### DATA BLOCK
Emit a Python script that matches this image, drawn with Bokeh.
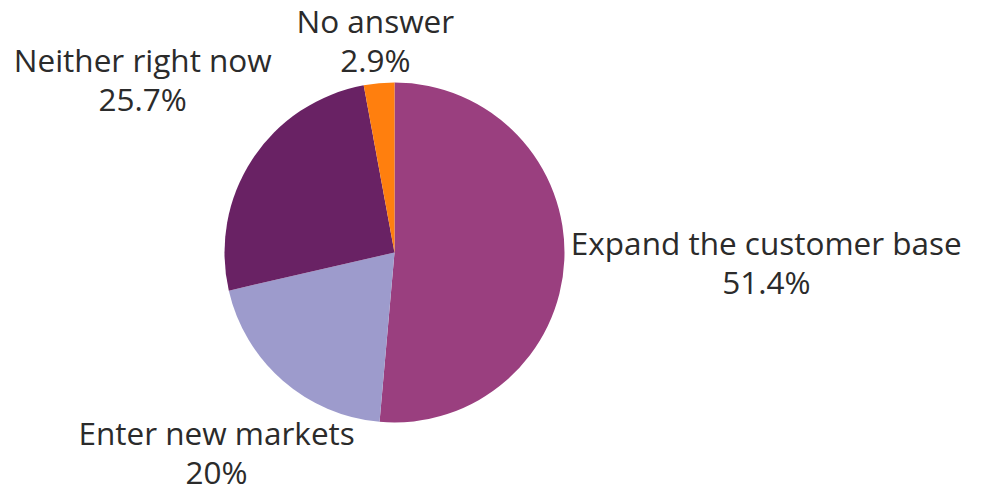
import numpy as np
from bokeh.plotting import figure
from bokeh.models import Range1d, ColumnDataSource
from bokeh.embed import file_html
from bokeh.resources import INLINE
from bokeh.core.properties import value

categories = ["Expand the customer base", "Enter new markets", "Neither right now", "No answer"]
shares = [51.4, 20.0, 25.7, 2.9]
share_labels = ["51.4%", "20%", "25.7%", "2.9%"]
colors = ["#9a3f7f", "#9d9bcc", "#692264", "#ff7f0e"]

# label placement offsets (screen px) relative to the mid-angle anchor
label_dx = [194, -61, -103, -3]
label_dy = [1.5, 65.5, -75.5, -35]

W, H = 981, 486
cx, cy, R = 394, -252, 170
anchor_r = R + 8

frac = np.array(shares) / sum(shares)
cum = np.concatenate([[0.0], np.cumsum(frac)])
start = np.pi / 2 - 2 * np.pi * cum[:-1]
end = np.pi / 2 - 2 * np.pi * cum[1:]
mid = (start + end) / 2

lx = cx + anchor_r * np.cos(mid) + np.array(label_dx)
ly = cy + anchor_r * np.sin(mid) - np.array(label_dy)
texts = [f"{c}\n{s}" for c, s in zip(categories, share_labels)]

src = ColumnDataSource(dict(start=start, end=end, color=colors,
                            x=[cx] * len(shares), y=[cy] * len(shares)))
lsrc = ColumnDataSource(dict(x=lx, y=ly, text=texts))

p = figure(width=W, height=H, output_backend="svg", toolbar_location=None,
           x_range=Range1d(0, W), y_range=Range1d(-H, 0),
           min_border=0, outline_line_color=None)
p.axis.visible = False
p.grid.visible = False
p.background_fill_color = "white"
p.border_fill_color = "white"

p.wedge(x="x", y="y", radius=R, start_angle="start", end_angle="end",
        direction="clock", fill_color="color", line_color=None, source=src)

p.text(x="x", y="y", text="text", source=lsrc,
       text_font=value("Open Sans"), text_font_size="31.5px",
       text_color="#2b2b2b", text_align="center", text_baseline="middle",
       text_line_height=0.9)

open("out.html", "w").write(file_html(p, INLINE))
######
» **PROBLEM**: From the top of the listing above, repeat each line exactly until you reach the line containing "from bokeh.core.properties import value", and repeat that one too. Leave the pictures out.

» **TASK RESPONSE**:
Emit a Python script that matches this image, drawn with Bokeh.
import numpy as np
from bokeh.plotting import figure
from bokeh.models import Range1d, ColumnDataSource
from bokeh.embed import file_html
from bokeh.resources import INLINE
from bokeh.core.properties import value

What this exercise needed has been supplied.